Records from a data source
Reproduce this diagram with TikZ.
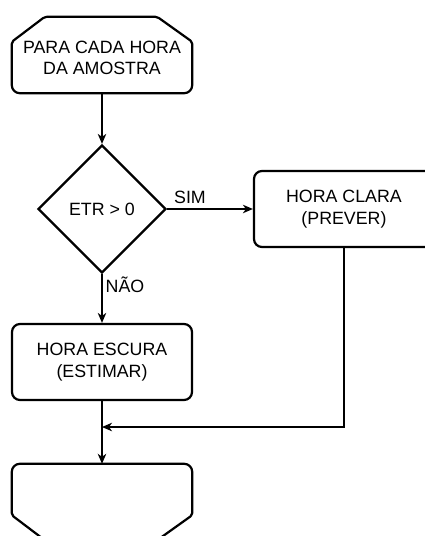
\documentclass[tikz,border=0pt]{standalone}
\usepackage{fontspec}
\setmainfont{Liberation Sans}
\usetikzlibrary{shapes.geometric,arrows.meta,calc}
\begin{document}
\begin{tikzpicture}[x=1pt,y=-1pt,
  every node/.style={font=\fontsize{17.8}{21.5}\selectfont, align=center},
  stepbox/.style={draw, line width=2.2pt, rounded corners=8pt,
    minimum width=180pt, minimum height=76pt, inner sep=0pt},
  limitbox/.style={minimum width=180pt, minimum height=76pt, inner sep=0pt},
  limitline/.style={line width=2.2pt, line join=round},
  decision/.style={draw, diamond, line width=2.2pt, minimum width=128pt,
    minimum height=128pt, inner sep=0pt},
  flow/.style={line width=1.4pt, -{Stealth[length=10pt,width=8.5pt,inset=3pt]}},
  flowlabel/.style={inner sep=0pt}
]
\useasboundingbox (0,0) rectangle (424,536);

% loop start: cut corners on top, rounded corners below
\node[limitbox] (start) at (102,55) {};
\node[flowlabel] (starttext) at (102,58) {PARA CADA HORA\\DA AMOSTRA};
\draw[limitline, rounded corners=2pt]
  (start.west) -- ($(start.north west)+(0,25)$) -- ($(start.north west)+(33,0)$)
  -- ($(start.north east)+(-35,0)$) -- ($(start.north east)+(0,25)$)
  [rounded corners=8pt] -- (start.south east) -- (start.south west) -- cycle;

% decision
\node[decision] (test) at (102,209) {ETR > 0};

% the two branches
\node[stepbox] (clear) at (344,209) {HORA CLARA\\(PREVER)};
\node[stepbox] (dark) at (102,362) {HORA ESCURA\\(ESTIMAR)};

% loop end: rounded corners on top, cut corners below
\node[limitbox] (stop) at (102,502) {};
\draw[limitline, rounded corners=8pt]
  (stop.west) -- (stop.north west) -- (stop.north east)
  [rounded corners=2pt] -- ($(stop.south east)+(0,-25)$)
  -- ($(stop.south east)+(-35,0)$) -- ($(stop.south west)+(33,0)$)
  -- ($(stop.south west)+(0,-25)$) -- cycle;

% connectors
\coordinate (merge) at (102,427);
\draw[flow] (start) -- (test);
\draw[flow] (test.east) -- (clear.west);
\draw[flow] (test.south) -- (dark.north);
\draw[flow] (dark.south) -- (stop.north);
\draw[flow] (clear.south) |- (merge);

% branch labels
\node[flowlabel] (yes) at (190,197) {SIM};
\node[flowlabel] (no) at (125,285) {NÃO};
\end{tikzpicture}
\end{document}
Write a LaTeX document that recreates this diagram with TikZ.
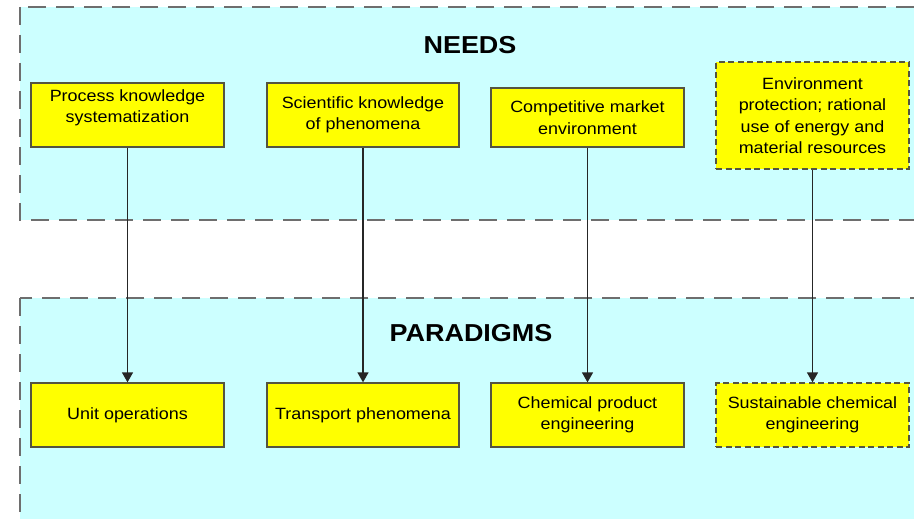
\documentclass[tikz,border=0pt]{standalone}
\usepackage{fontspec}
\setmainfont{Liberation Sans}[FakeStretch=1.1]
\usetikzlibrary{arrows.meta}
\definecolor{panelfill}{HTML}{CCFFFF}
\definecolor{panelline}{HTML}{6E6E6E}
\definecolor{boxfill}{HTML}{FFFF00}
\definecolor{boxline}{HTML}{55553F}

\begin{document}
\begin{tikzpicture}[x=1pt,y=1pt,
  panel/.style={fill=panelfill, draw=panelline, line width=2pt, dash pattern=on 18pt off 10pt},
  box/.style={rectangle, fill=boxfill, draw=boxline, line width=1.3pt,
    minimum width=193pt, minimum height=64pt, align=center, inner sep=2pt,
    font=\fontsize{16.3}{21.5}\selectfont},
  dashbox/.style={box, dash pattern=on 6pt off 3.5pt},
  boxtext/.style={align=center, inner sep=0pt, font=\fontsize{16.3}{21.5}\selectfont},
  title/.style={font=\fontsize{24.5}{28}\selectfont\bfseries},
  flow/.style={line width=1.4pt, draw=black!85, -{Triangle[length=10pt,width=11pt]}}]
\useasboundingbox (0,0) rectangle (914,-519);
\fill[white] (0,0) rectangle (914,-519);

% the two dashed bands, running off the right and bottom edges
\begin{scope}
  \clip (0,0) rectangle (914,-519);
  \draw[panel] (20,-7) rectangle (940,-220);
  \draw[panel] (20,-298) rectangle (940,-560);
\end{scope}

\node[title] (needs) at (470,-45) {NEEDS};
\node[title] (paradigms) at (471,-333) {PARADIGMS};

% needs
\node[box] (n1) at (127.5,-115) {};
\node[boxtext] (n1t) at (127.5,-108) {Process knowledge\\systematization};
\node[box, minimum width=192pt] (n2) at (363,-115) {Scientific knowledge\\of phenomena};
\node[box, minimum height=59pt] (n3) at (587.5,-117.5) {Competitive market\\environment};
\node[dashbox, minimum height=107pt] (n4) at (812.5,-115.5)
  {Environment\\protection; rational\\use of energy and\\material resources};

% paradigms
\node[box] (p1) at (127.5,-415) {Unit operations};
\node[box, minimum width=192pt] (p2) at (363,-415) {Transport phenomena};
\node[box] (p3) at (587.5,-415) {Chemical product\\engineering};
\node[dashbox] (p4) at (812.5,-415) {Sustainable chemical\\engineering};

% connectors
\draw[flow] (n1.south) -- (p1.north);
\draw[flow] (n2.south) -- (p2.north);
\draw[flow] (n3.south) -- (p3.north);
\draw[flow] (n4.south) -- (p4.north);
\end{tikzpicture}
\end{document}
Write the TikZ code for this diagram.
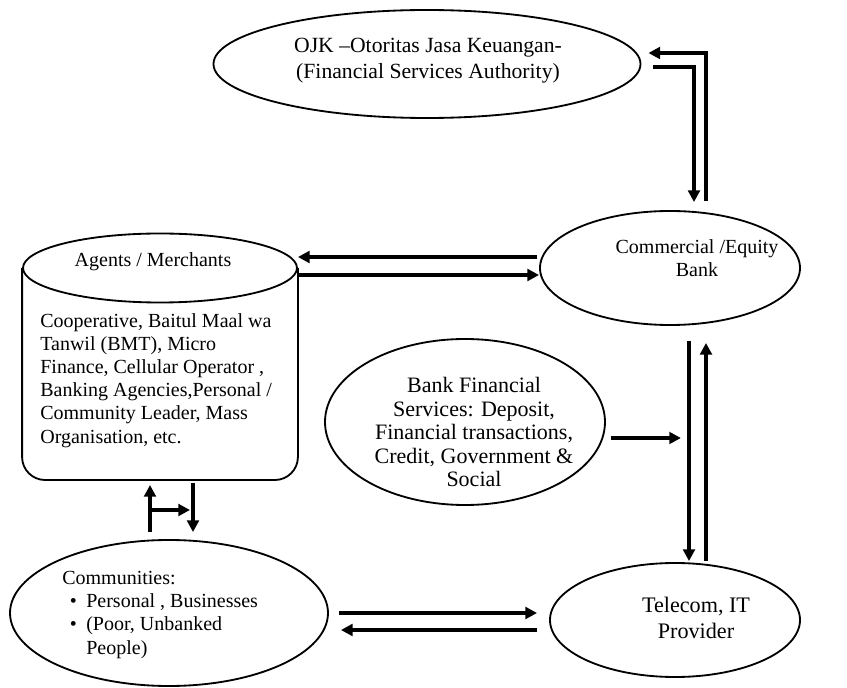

* Prompt
Working from the material above, transcribe it exactly while omitting pictures.

* Answer to the task
Reproduce this diagram with TikZ.
\documentclass[tikz,border=0pt]{standalone}
\usepackage{fontspec}
\setmainfont{Liberation Sans}
\usetikzlibrary{shapes.geometric,arrows.meta,calc}
\begin{document}
\begin{tikzpicture}[x=1pt,y=-1pt,
  every node/.style={font=\fontsize{17.8}{21.5}\selectfont, align=center},
  stepbox/.style={draw, line width=2.2pt, rounded corners=8pt,
    minimum width=180pt, minimum height=76pt, inner sep=0pt},
  limitbox/.style={minimum width=180pt, minimum height=76pt, inner sep=0pt},
  limitline/.style={line width=2.2pt, line join=round},
  decision/.style={draw, diamond, line width=2.2pt, minimum width=128pt,
    minimum height=128pt, inner sep=0pt},
  flow/.style={line width=1.4pt, -{Stealth[length=10pt,width=8.5pt,inset=3pt]}},
  flowlabel/.style={inner sep=0pt}
]
\useasboundingbox (0,0) rectangle (424,536);

% loop start: cut corners on top, rounded corners below
\node[limitbox] (start) at (102,55) {};
\node[flowlabel] (starttext) at (102,58) {PARA CADA HORA\\DA AMOSTRA};
\draw[limitline, rounded corners=2pt]
  (start.west) -- ($(start.north west)+(0,25)$) -- ($(start.north west)+(33,0)$)
  -- ($(start.north east)+(-35,0)$) -- ($(start.north east)+(0,25)$)
  [rounded corners=8pt] -- (start.south east) -- (start.south west) -- cycle;

% decision
\node[decision] (test) at (102,209) {ETR > 0};

% the two branches
\node[stepbox] (clear) at (344,209) {HORA CLARA\\(PREVER)};
\node[stepbox] (dark) at (102,362) {HORA ESCURA\\(ESTIMAR)};

% loop end: rounded corners on top, cut corners below
\node[limitbox] (stop) at (102,502) {};
\draw[limitline, rounded corners=8pt]
  (stop.west) -- (stop.north west) -- (stop.north east)
  [rounded corners=2pt] -- ($(stop.south east)+(0,-25)$)
  -- ($(stop.south east)+(-35,0)$) -- ($(stop.south west)+(33,0)$)
  -- ($(stop.south west)+(0,-25)$) -- cycle;

% connectors
\coordinate (merge) at (102,427);
\draw[flow] (start) -- (test);
\draw[flow] (test.east) -- (clear.west);
\draw[flow] (test.south) -- (dark.north);
\draw[flow] (dark.south) -- (stop.north);
\draw[flow] (clear.south) |- (merge);

% branch labels
\node[flowlabel] (yes) at (190,197) {SIM};
\node[flowlabel] (no) at (125,285) {NÃO};
\end{tikzpicture}
\end{document}
Write a LaTeX document that recreates this diagram with TikZ.
\documentclass[tikz,border=0pt]{standalone}
\usepackage{fontspec}
\setmainfont{Liberation Sans}[FakeStretch=1.1]
\usetikzlibrary{arrows.meta}
\definecolor{panelfill}{HTML}{CCFFFF}
\definecolor{panelline}{HTML}{6E6E6E}
\definecolor{boxfill}{HTML}{FFFF00}
\definecolor{boxline}{HTML}{55553F}

\begin{document}
\begin{tikzpicture}[x=1pt,y=1pt,
  panel/.style={fill=panelfill, draw=panelline, line width=2pt, dash pattern=on 18pt off 10pt},
  box/.style={rectangle, fill=boxfill, draw=boxline, line width=1.3pt,
    minimum width=193pt, minimum height=64pt, align=center, inner sep=2pt,
    font=\fontsize{16.3}{21.5}\selectfont},
  dashbox/.style={box, dash pattern=on 6pt off 3.5pt},
  boxtext/.style={align=center, inner sep=0pt, font=\fontsize{16.3}{21.5}\selectfont},
  title/.style={font=\fontsize{24.5}{28}\selectfont\bfseries},
  flow/.style={line width=1.4pt, draw=black!85, -{Triangle[length=10pt,width=11pt]}}]
\useasboundingbox (0,0) rectangle (914,-519);
\fill[white] (0,0) rectangle (914,-519);

% the two dashed bands, running off the right and bottom edges
\begin{scope}
  \clip (0,0) rectangle (914,-519);
  \draw[panel] (20,-7) rectangle (940,-220);
  \draw[panel] (20,-298) rectangle (940,-560);
\end{scope}

\node[title] (needs) at (470,-45) {NEEDS};
\node[title] (paradigms) at (471,-333) {PARADIGMS};

% needs
\node[box] (n1) at (127.5,-115) {};
\node[boxtext] (n1t) at (127.5,-108) {Process knowledge\\systematization};
\node[box, minimum width=192pt] (n2) at (363,-115) {Scientific knowledge\\of phenomena};
\node[box, minimum height=59pt] (n3) at (587.5,-117.5) {Competitive market\\environment};
\node[dashbox, minimum height=107pt] (n4) at (812.5,-115.5)
  {Environment\\protection; rational\\use of energy and\\material resources};

% paradigms
\node[box] (p1) at (127.5,-415) {Unit operations};
\node[box, minimum width=192pt] (p2) at (363,-415) {Transport phenomena};
\node[box] (p3) at (587.5,-415) {Chemical product\\engineering};
\node[dashbox] (p4) at (812.5,-415) {Sustainable chemical\\engineering};

% connectors
\draw[flow] (n1.south) -- (p1.north);
\draw[flow] (n2.south) -- (p2.north);
\draw[flow] (n3.south) -- (p3.north);
\draw[flow] (n4.south) -- (p4.north);
\end{tikzpicture}
\end{document}
Write the TikZ code for this diagram.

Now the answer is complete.